In an age where it seems that the mainstream seems to be filled with more and more singer-songwriters who gradually seem to have less and less in terms of their own identity, it’s a great pleasure that this year seems to see the return of some of the best singer-songwriters returning like Laura Marling as well as other ones who are just getting the recognition they deserve like Father John Misty. Tobias Jesso Jr is the latest in the line of promising new artists who seem to genuinely interested in making compositions that are interesting instead of relying on the melodrama that so many of the more popular singer songwriters do these days.

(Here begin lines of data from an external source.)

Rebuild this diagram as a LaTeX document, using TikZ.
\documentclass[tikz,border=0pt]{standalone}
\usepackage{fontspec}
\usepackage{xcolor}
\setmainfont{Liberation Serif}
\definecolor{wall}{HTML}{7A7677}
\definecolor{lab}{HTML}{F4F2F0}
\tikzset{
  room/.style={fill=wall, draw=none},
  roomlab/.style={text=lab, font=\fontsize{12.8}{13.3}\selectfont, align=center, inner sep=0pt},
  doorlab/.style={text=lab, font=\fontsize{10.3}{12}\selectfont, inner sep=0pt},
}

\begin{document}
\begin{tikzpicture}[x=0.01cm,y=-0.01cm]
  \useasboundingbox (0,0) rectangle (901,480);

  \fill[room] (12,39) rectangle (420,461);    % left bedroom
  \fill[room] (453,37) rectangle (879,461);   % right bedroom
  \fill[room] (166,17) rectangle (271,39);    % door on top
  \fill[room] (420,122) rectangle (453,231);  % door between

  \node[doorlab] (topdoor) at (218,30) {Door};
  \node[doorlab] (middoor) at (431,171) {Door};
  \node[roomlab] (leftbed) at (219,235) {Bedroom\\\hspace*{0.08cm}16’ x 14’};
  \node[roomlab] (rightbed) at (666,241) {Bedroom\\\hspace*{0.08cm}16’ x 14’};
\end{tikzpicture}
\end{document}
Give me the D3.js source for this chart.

For this Tobias takes influence from some of the greats, and his song structures are often similar to that of The Beatles. More specifically they’re similar to the side of The Beatles that Paul McCartney had control over. Rarely the boundary pushing side of their music but the side that relied heavily on melody. This is evident on tracks like ‘We Can Still Be Friends’ where his vocals sound more similar to McCartney’s especially with a vocal melody that sounds similar to ‘Yesterday’ in spots.

On all of the tracks on ‘Goon’ Tobias’ compositions are low-key concentrating on the subtleties more than the grandness of the actual music itself. Tobias is a talented musician and one that’s been practising his entire life to have the opportunity to show off how brilliant a musician he is. It’s good then, that he decides to still use a large variety of instrumentation without overdoing it. The drum tempos are always very slow and nearly every single song is fronted by his lush piano playing. This structure that he’s built his songs around allows for his fantastic knack for writing a great vocal melody to be accompanied by other instrumentation to complement it like the strings that play along side him on spots on the track ‘For You’. Although the instrumentation itself isn’t grand he does have some choruses that really feel grand.

The lyricism itself revolves around the well told tales of love and misery that’s being sold to the masses now more than ever. He doesn’t so much as to just use it as a way to emotionally manipulate people like so many do, these lyrics do seem to come from a genuine place. even on the more cheesy moments like the fake crying on ‘Crocodile Tears’ aren’t enough to be a turn off. The lyrics don’t always match up to how sonically fantastic this record can be at times such as the obvious rhyme schemes like rhyming ‘girl’ with ‘world’, but they’re never bad. Tobias always has a way of delivering his words in a way that sound unbelievably smooth and genuine. He could be singing about anything and it would still be aesthetically pleasing. This is made even better because this album is recorded in a way that sounds vintage, almost like an old demo tape at times.

He doesn’t have the wit of Father John Misty, or the ability to make music quite as beautifully intimate as Laura Marling, but Tobias Jesso Jr has put forward a stellar debut album. One that introduces us to a man who sounds like he’s been trying to perfect his craft for a long time. He hasn’t quite perfected it yet, but he’s put together an album that’s worth repeat listens for the occasion moments of sonic beauty.